I've had this song stuck in my head for weeks now. If you're as in tune with the electronica Britpop scene as I am, then you've most assuredly heard Frou Frou's "Let Go". I love this song, and it's a staple on my long run playlist. But why has it been haunting my mind for what seems like eternity? Have I, in an endorphin altered state of mind, subconsciously internalized the lyrics in response to the goings-on in my life? And maybe not even my life, but a few of my friends?

So, let go, let go
Jump in
Oh well, what you waiting for?
It's all right
'Cause there's beauty in the breakdown
So, let go, let go
Just get in
Oh, it's so amazing here
It's all right
'cause there's beauty in the breakdown

It's as if the singer is imploring the listener to be present, engaged in the moment. So often, society encourages us to evade our feelings, lulling us into complacency. This is our life! It's okay to be sad, it's okay to feel pain. If we don't fully embrace the discomfort, then how can we truly appreciate the joy and triumph of overcoming?

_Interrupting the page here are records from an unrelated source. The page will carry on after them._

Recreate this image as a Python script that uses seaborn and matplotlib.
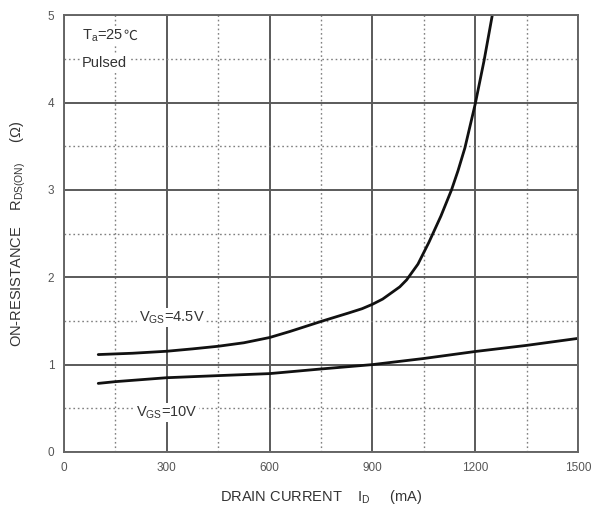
import numpy as np
import pandas as pd
import matplotlib
matplotlib.use('Agg')
import matplotlib.pyplot as plt
import seaborn as sns
from matplotlib.ticker import MultipleLocator

sns.set_style('white')
plt.rcParams['font.family'] = ['Liberation Sans', 'Noto Sans CJK SC', 'DejaVu Sans']

# drain current (mA) and on-resistance (ohm)
id_45 = [100, 200, 300, 375, 450, 525, 600, 660, 755, 830, 870, 900, 930, 955, 980, 1000, 1033, 1065, 1100, 1131, 1150, 1170, 1200, 1226, 1250]
r_45 = [1.115, 1.13, 1.153, 1.18, 1.21, 1.25, 1.31, 1.38, 1.50, 1.59, 1.64, 1.69, 1.75, 1.82, 1.89, 1.97, 2.15, 2.40, 2.70, 3.0, 3.22, 3.48, 3.98, 4.48, 5.0]

id_10 = [100, 150, 200, 300, 450, 600, 750, 900, 1050, 1200, 1350, 1500]
r_10 = [0.785, 0.805, 0.82, 0.85, 0.874, 0.897, 0.95, 1.0, 1.07, 1.15, 1.22, 1.30]

x_ticks = [0, 300, 600, 900, 1200, 1500]
y_ticks = [0, 1, 2, 3, 4, 5]

df = pd.concat([
    pd.DataFrame({'id': id_45, 'r': r_45, 'vgs': '4.5V'}),
    pd.DataFrame({'id': id_10, 'r': r_10, 'vgs': '10V'}),
])

fig = plt.figure(figsize=(5.94, 5.05), dpi=100)
ax = fig.add_axes([0.1077, 0.105, 0.8653, 0.865])

ax.set_xlim(0, 1500)
ax.set_ylim(0, 5)
ax.set_xticks(x_ticks)
ax.set_yticks(y_ticks)
ax.xaxis.set_minor_locator(MultipleLocator(150))
ax.yaxis.set_minor_locator(MultipleLocator(0.5))
ax.grid(which='major', color='#5a5a5a', linewidth=1.4, linestyle='-')
ax.grid(which='minor', color='#808080', linewidth=1.0, linestyle=(0, (1.2, 2)))
ax.set_axisbelow(True)
for s in ax.spines.values():
    s.set_color('#666666')
    s.set_linewidth(1.4)

sns.lineplot(data=df, x='id', y='r', units='vgs', estimator=None, color='#111111',
             linewidth=2.0, ax=ax, legend=False, sort=False,
             solid_joinstyle='round', solid_capstyle='round')

ax.tick_params(axis='both', which='both', length=0, labelsize=8.5, colors='#555555', pad=7)
ax.set_xlabel('DRAIN CURRENT    I$_\\mathregular{D}$     (mA)', fontsize=10.5, color='#333333', labelpad=10)
ax.set_ylabel('ON-RESISTANCE    R$_\\mathregular{DS(ON)}$     (Ω)', fontsize=10.5, color='#333333', labelpad=14)

# temperature note: mathtext can't fall back to a CJK font, so the degree sign is its own text
t_note = ax.text(53, 4.76, 'T$_\\mathregular{a}$=25', fontsize=10.5, color='#333333', va='center',
                 bbox=dict(facecolor='white', edgecolor='none', pad=1))
ax.annotate('℃', xy=(1, 0.5), xycoords=t_note, va='center', ha='left', fontsize=10,
            color='#333333', family=['Noto Sans CJK SC', 'DejaVu Sans'],
            bbox=dict(facecolor='white', edgecolor='none', pad=0))
ax.text(53, 4.45, 'Pulsed', fontsize=10.5, color='#333333', va='center',
        bbox=dict(facecolor='white', edgecolor='none', pad=1))
ax.text(218, 1.54, 'V$_\\mathregular{GS}$=4.5V', fontsize=10.5, color='#333333', va='center',
        bbox=dict(facecolor='white', edgecolor='none', pad=1))
ax.text(210, 0.45, 'V$_\\mathregular{GS}$=10V', fontsize=10.5, color='#333333', va='center',
        bbox=dict(facecolor='white', edgecolor='none', pad=1))

fig.savefig('out.png', dpi=100)
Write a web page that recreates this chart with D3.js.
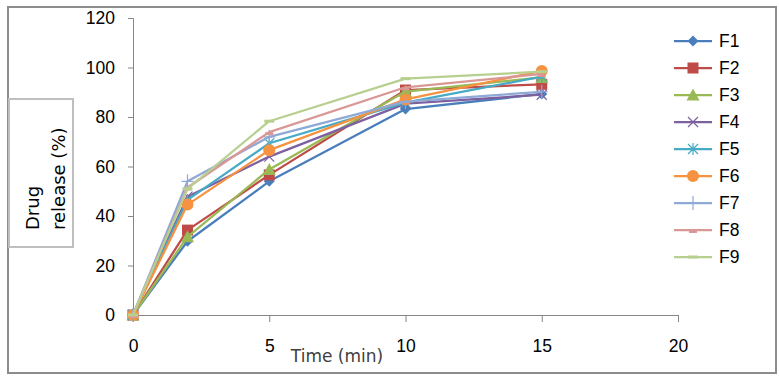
<!DOCTYPE html>
<html>
<head>
<meta charset="utf-8">
<script src="https://cdn.jsdelivr.net/npm/d3@7"></script>
<style>
  body { margin: 0; background: #fff; }
  svg { display: block; }
</style>
</head>
<body>
<svg id="chart" width="779" height="385"></svg>
<script>
// sampling times (min)
var times = [0, 2, 5, 10, 15];

var seriesNames = ["F1", "F2", "F3", "F4", "F5", "F6", "F7", "F8", "F9"];

// % drug released
var f1 = [0, 29.8, 54.0, 83.2, 89.3];
var f2 = [0, 34.3, 56.6, 90.9, 93.2];
var f3 = [0, 31.6, 58.8, 90.3, 96.0];
var f4 = [0, 47.8, 64.0, 85.4, 89.0];
var f5 = [0, 46.5, 69.4, 85.8, 96.3];
var f6 = [0, 44.6, 66.6, 87.1, 98.6];
var f7 = [0, 54.0, 72.0, 86.2, 90.2];
var f8 = [0, 51.5, 73.9, 92.0, 97.4];
var f9 = [0, 51.0, 78.3, 95.5, 98.3];
var seriesValues = [f1, f2, f3, f4, f5, f6, f7, f8, f9];

var xTicks = [0, 5, 10, 15, 20];
var yTicks = [0, 20, 40, 60, 80, 100, 120];

var colors = ["#4a7ebb", "#be4b48", "#98b954", "#7d60a0", "#46aac5",
              "#f69240", "#8fa9d6", "#d99795", "#b7cf8f"];
var markers = ["diamond", "square", "triangle", "x", "asterisk",
               "circle", "plus", "dash", "longdash"];

var svg = d3.select("#chart");

var x = d3.scaleLinear().domain([0, 20]).range([133, 678]);
var y = d3.scaleLinear().domain([0, 120]).range([315, 18]);

var tickFont = "'Liberation Sans', Arial, sans-serif";

// outer frame
svg.append("rect")
    .attr("x", 8).attr("y", 7)
    .attr("width", 768).attr("height", 366)
    .attr("fill", "#fff")
    .attr("stroke", "#8c8c8c")
    .attr("stroke-width", 2);

// y axis
var yAxis = svg.append("g")
    .attr("transform", "translate(" + x(0) + ",0)")
    .call(d3.axisLeft(y).tickValues(yTicks).tickSize(5).tickPadding(13));
yAxis.select(".domain").attr("stroke", "#868686");
yAxis.selectAll(".tick line").attr("stroke", "#868686");
yAxis.selectAll(".tick text")
    .attr("fill", "#000")
    .style("font-family", tickFont)
    .style("font-size", "17.5px");

// x axis
var xAxis = svg.append("g")
    .attr("transform", "translate(0," + y(0) + ")")
    .call(d3.axisBottom(x).tickValues(xTicks).tickSize(7).tickSizeOuter(0).tickPadding(18));
xAxis.select(".domain").attr("stroke", "#868686");
xAxis.selectAll(".tick line").attr("stroke", "#868686");
xAxis.selectAll(".tick text")
    .attr("fill", "#000")
    .style("font-family", tickFont)
    .style("font-size", "17.5px");

svg.append("text")
    .attr("x", 337).attr("y", 362)
    .attr("text-anchor", "middle")
    .attr("fill", "#404040")
    .style("font-family", "'DejaVu Sans', sans-serif")
    .style("font-size", "17px")
    .text("Time (min)");

// y title box
svg.append("rect")
    .attr("x", 9).attr("y", 99)
    .attr("width", 64).attr("height", 148)
    .attr("fill", "#fff")
    .attr("stroke", "#bfbfbf")
    .attr("stroke-width", 2);

var yTitle = svg.append("text")
    .attr("transform", "translate(39,230) rotate(-90)")
    .attr("fill", "#000")
    .style("font-family", "'DejaVu Sans', sans-serif")
    .style("font-size", "18px");
yTitle.append("tspan").attr("x", 0).attr("y", 0).text("Drug");
yTitle.append("tspan").attr("x", 0).attr("y", 26).text("release (%)");

function drawMarker(g, type, color) {
  var s = 5.5;
  if (type == "diamond") {
    g.append("path").attr("d", "M0,-" + s + "L" + s + ",0L0," + s + "L-" + s + ",0Z").attr("fill", color);
  } else if (type == "square") {
    g.append("rect").attr("x", -s).attr("y", -s).attr("width", 2 * s).attr("height", 2 * s).attr("fill", color);
  } else if (type == "triangle") {
    g.append("path").attr("d", "M0,-6.5L6.5,5.5L-6.5,5.5Z").attr("fill", color);
  } else if (type == "circle") {
    g.append("circle").attr("r", 6).attr("fill", color);
  } else if (type == "x") {
    g.append("path").attr("d", "M-5,-5L5,5M-5,5L5,-5").attr("stroke", color).attr("stroke-width", 1.2);
  } else if (type == "asterisk") {
    g.append("path").attr("d", "M-5,-5L5,5M-5,5L5,-5M0,-6L0,6").attr("stroke", color).attr("stroke-width", 1.2);
  } else if (type == "plus") {
    g.append("path").attr("d", "M-6,0L6,0M0,-7L0,7").attr("stroke", color).attr("stroke-width", 1.2);
  } else if (type == "dash") {
    g.append("rect").attr("x", -4).attr("y", 0).attr("width", 8).attr("height", 3).attr("fill", color);
  } else if (type == "longdash") {
    g.append("rect").attr("x", -5).attr("y", -1.5).attr("width", 10).attr("height", 3).attr("fill", color);
  }
}

var line = d3.line()
    .x(function(d, i) { return x(times[i]); })
    .y(function(d) { return y(d); });

seriesValues.forEach(function(vals, k) {
  var g = svg.append("g");
  g.append("path")
      .attr("d", line(vals))
      .attr("fill", "none")
      .attr("stroke", colors[k])
      .attr("stroke-width", 2.25)
      .attr("stroke-linejoin", "round");
  vals.forEach(function(v, i) {
    var m = g.append("g").attr("transform", "translate(" + x(times[i]) + "," + y(v) + ")");
    drawMarker(m, markers[k], colors[k]);
  });
});

// legend
var legend = svg.append("g");
seriesNames.forEach(function(name, k) {
  var ly = 41 + k * 27;
  legend.append("line")
      .attr("x1", 674).attr("x2", 712)
      .attr("y1", ly).attr("y2", ly)
      .attr("stroke", colors[k])
      .attr("stroke-width", 2.25);
  var m = legend.append("g").attr("transform", "translate(693," + ly + ")");
  drawMarker(m, markers[k], colors[k]);
  legend.append("text")
      .attr("x", 719).attr("y", ly + 6)
      .attr("fill", "#000")
      .style("font-family", tickFont)
      .style("font-size", "17.5px")
      .text(name);
});
</script>
</body>
</html>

I think runners get it. No logical person goes into a 20 mile run expecting to not feel pain, mental and physical. Some would argue that no logical person would run 20 miles...but I digress. For as miserable as it can get when you've been on your feet for two hours, it gets just a little bit worse when you face the fact that you still have at least another hour to go. This is my favorite part of the run. I'm not the fastest, but I'm really good at suffering. Because I know what comes after the suffering. It's the high. It's when you notice the sun glinting off the dewy grass, the wind cooling your sweat-soaked brow, your stride so sure, you feel as if you could take flight at any moment. I've never done elicit drugs, but I'm fairly certain nothing can make me feel as good as I feel when I've reached this part of my runs.

The parallel between running and everyday life is so obvious to me that I have a hard time conveying this to others. The inevitable hard times in life happen to make us better. Let's try not to shirk from reality. Allow yourself to feel, to heal, to grow. There IS beauty in the breakdown.